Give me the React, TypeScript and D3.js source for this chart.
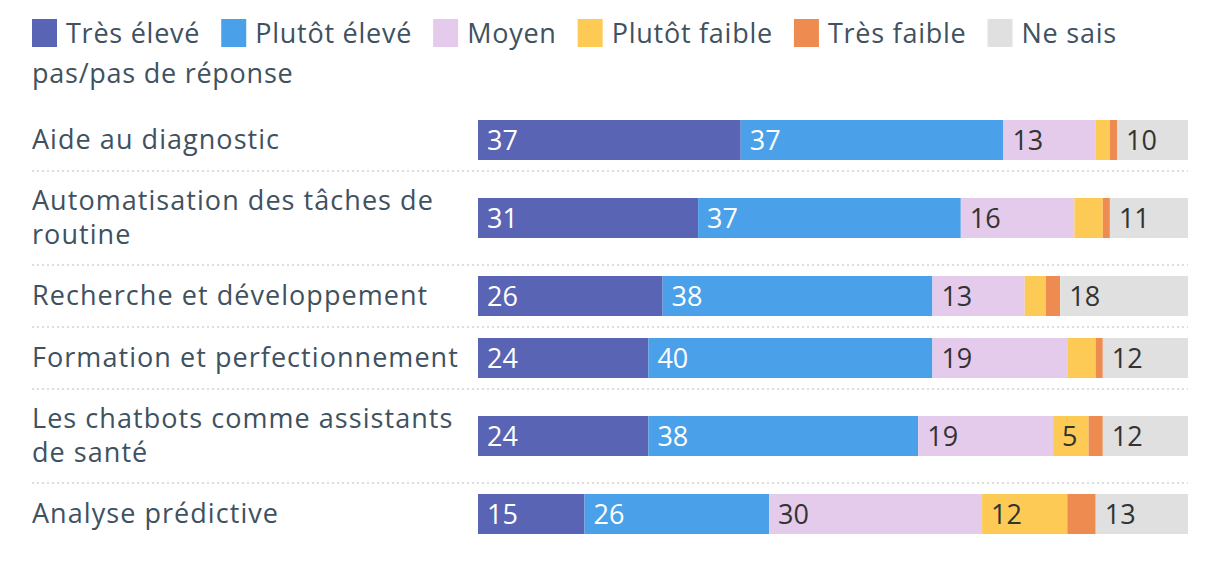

...

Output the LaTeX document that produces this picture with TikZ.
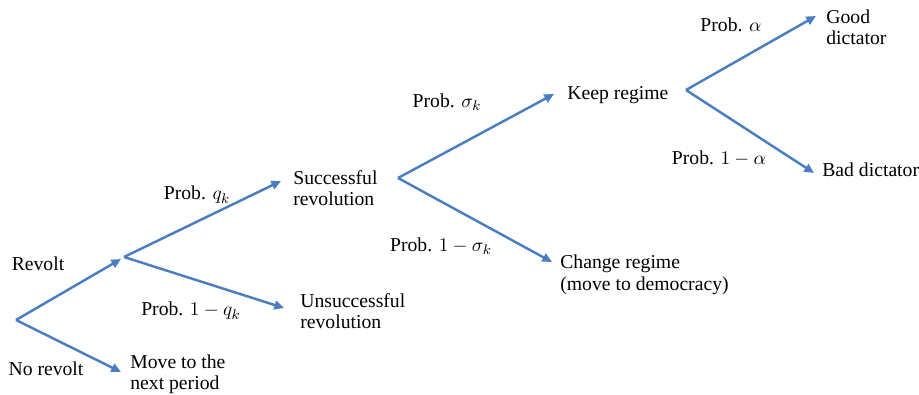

--

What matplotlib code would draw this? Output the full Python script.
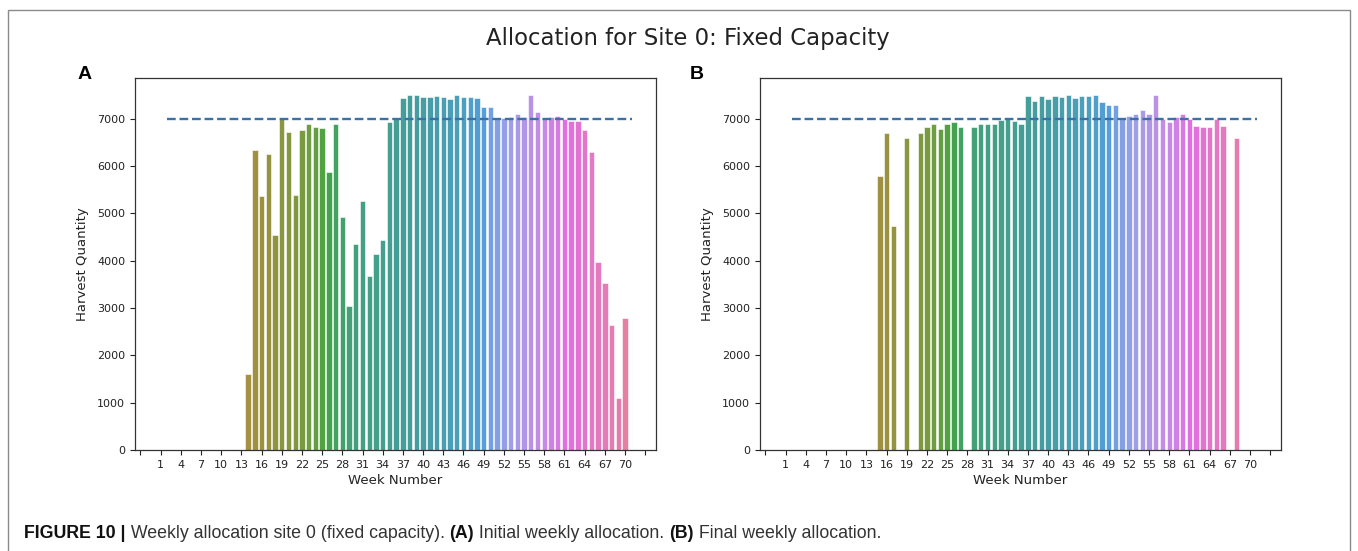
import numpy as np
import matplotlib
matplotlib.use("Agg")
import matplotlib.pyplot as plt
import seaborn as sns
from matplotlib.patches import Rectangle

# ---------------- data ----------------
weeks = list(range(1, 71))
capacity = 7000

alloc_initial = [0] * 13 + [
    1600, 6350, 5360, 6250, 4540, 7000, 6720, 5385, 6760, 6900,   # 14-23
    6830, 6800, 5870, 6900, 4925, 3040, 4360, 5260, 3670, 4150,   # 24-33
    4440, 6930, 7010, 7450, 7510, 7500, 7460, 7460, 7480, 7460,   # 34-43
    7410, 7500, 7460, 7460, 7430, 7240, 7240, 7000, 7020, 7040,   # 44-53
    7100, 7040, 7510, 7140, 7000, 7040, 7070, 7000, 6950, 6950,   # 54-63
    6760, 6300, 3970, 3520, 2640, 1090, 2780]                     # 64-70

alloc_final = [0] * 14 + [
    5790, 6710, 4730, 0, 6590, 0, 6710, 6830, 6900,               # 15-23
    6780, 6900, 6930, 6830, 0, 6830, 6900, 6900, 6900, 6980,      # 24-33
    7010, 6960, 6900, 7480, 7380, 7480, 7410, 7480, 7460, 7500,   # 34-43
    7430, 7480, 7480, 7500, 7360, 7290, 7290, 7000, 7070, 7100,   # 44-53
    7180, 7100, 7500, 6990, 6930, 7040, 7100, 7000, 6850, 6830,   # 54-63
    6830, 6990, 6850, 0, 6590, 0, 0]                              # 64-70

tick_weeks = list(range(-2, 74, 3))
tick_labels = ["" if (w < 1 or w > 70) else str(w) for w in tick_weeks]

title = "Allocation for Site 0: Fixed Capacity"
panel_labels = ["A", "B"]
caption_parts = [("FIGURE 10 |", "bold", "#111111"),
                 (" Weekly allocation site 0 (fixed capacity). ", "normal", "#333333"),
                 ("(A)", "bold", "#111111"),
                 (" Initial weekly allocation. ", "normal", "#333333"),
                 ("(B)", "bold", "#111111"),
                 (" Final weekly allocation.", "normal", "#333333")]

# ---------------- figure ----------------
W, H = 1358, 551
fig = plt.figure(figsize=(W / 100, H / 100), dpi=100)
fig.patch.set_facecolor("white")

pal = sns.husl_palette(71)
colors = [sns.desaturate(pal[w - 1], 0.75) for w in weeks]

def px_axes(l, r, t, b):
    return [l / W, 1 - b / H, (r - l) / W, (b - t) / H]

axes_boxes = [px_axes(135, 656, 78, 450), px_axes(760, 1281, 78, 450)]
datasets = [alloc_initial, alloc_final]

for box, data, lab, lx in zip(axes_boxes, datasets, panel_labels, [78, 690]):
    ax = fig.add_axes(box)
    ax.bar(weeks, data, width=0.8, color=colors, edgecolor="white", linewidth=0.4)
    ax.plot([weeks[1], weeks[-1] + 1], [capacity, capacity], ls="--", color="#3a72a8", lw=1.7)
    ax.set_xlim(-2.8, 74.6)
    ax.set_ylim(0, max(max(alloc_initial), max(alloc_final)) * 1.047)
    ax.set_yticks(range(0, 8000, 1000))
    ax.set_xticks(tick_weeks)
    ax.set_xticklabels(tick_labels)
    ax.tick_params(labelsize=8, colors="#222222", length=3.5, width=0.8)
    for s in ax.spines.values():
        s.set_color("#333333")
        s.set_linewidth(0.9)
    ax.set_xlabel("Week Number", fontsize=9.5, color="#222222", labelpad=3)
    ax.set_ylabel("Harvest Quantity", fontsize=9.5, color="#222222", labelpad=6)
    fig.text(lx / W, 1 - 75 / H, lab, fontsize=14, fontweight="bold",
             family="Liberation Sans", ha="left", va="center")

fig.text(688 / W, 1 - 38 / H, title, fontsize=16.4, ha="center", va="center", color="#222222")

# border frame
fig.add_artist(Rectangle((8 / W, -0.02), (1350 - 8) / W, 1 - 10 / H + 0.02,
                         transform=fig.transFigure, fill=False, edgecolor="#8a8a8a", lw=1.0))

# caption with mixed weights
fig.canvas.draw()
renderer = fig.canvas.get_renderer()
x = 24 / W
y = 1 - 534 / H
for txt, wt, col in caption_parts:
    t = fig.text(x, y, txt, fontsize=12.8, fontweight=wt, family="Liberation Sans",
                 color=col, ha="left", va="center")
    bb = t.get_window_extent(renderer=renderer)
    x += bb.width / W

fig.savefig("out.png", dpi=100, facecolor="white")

● **STATED EXERCISE**:
Taking the material above, give again exactly the lines from the one holding "What matplotlib code" through the one holding "6760, 6300, 3970, 3520, 2640, 1090, 2780]", with both ends and without pictures.

● **ANSWER TO THIS EXERCISE**:
What matplotlib code would draw this? Output the full Python script.
import numpy as np
import matplotlib
matplotlib.use("Agg")
import matplotlib.pyplot as plt
import seaborn as sns
from matplotlib.patches import Rectangle

# ---------------- data ----------------
weeks = list(range(1, 71))
capacity = 7000

alloc_initial = [0] * 13 + [
    1600, 6350, 5360, 6250, 4540, 7000, 6720, 5385, 6760, 6900,   # 14-23
    6830, 6800, 5870, 6900, 4925, 3040, 4360, 5260, 3670, 4150,   # 24-33
    4440, 6930, 7010, 7450, 7510, 7500, 7460, 7460, 7480, 7460,   # 34-43
    7410, 7500, 7460, 7460, 7430, 7240, 7240, 7000, 7020, 7040,   # 44-53
    7100, 7040, 7510, 7140, 7000, 7040, 7070, 7000, 6950, 6950,   # 54-63
    6760, 6300, 3970, 3520, 2640, 1090, 2780]                     # 64-70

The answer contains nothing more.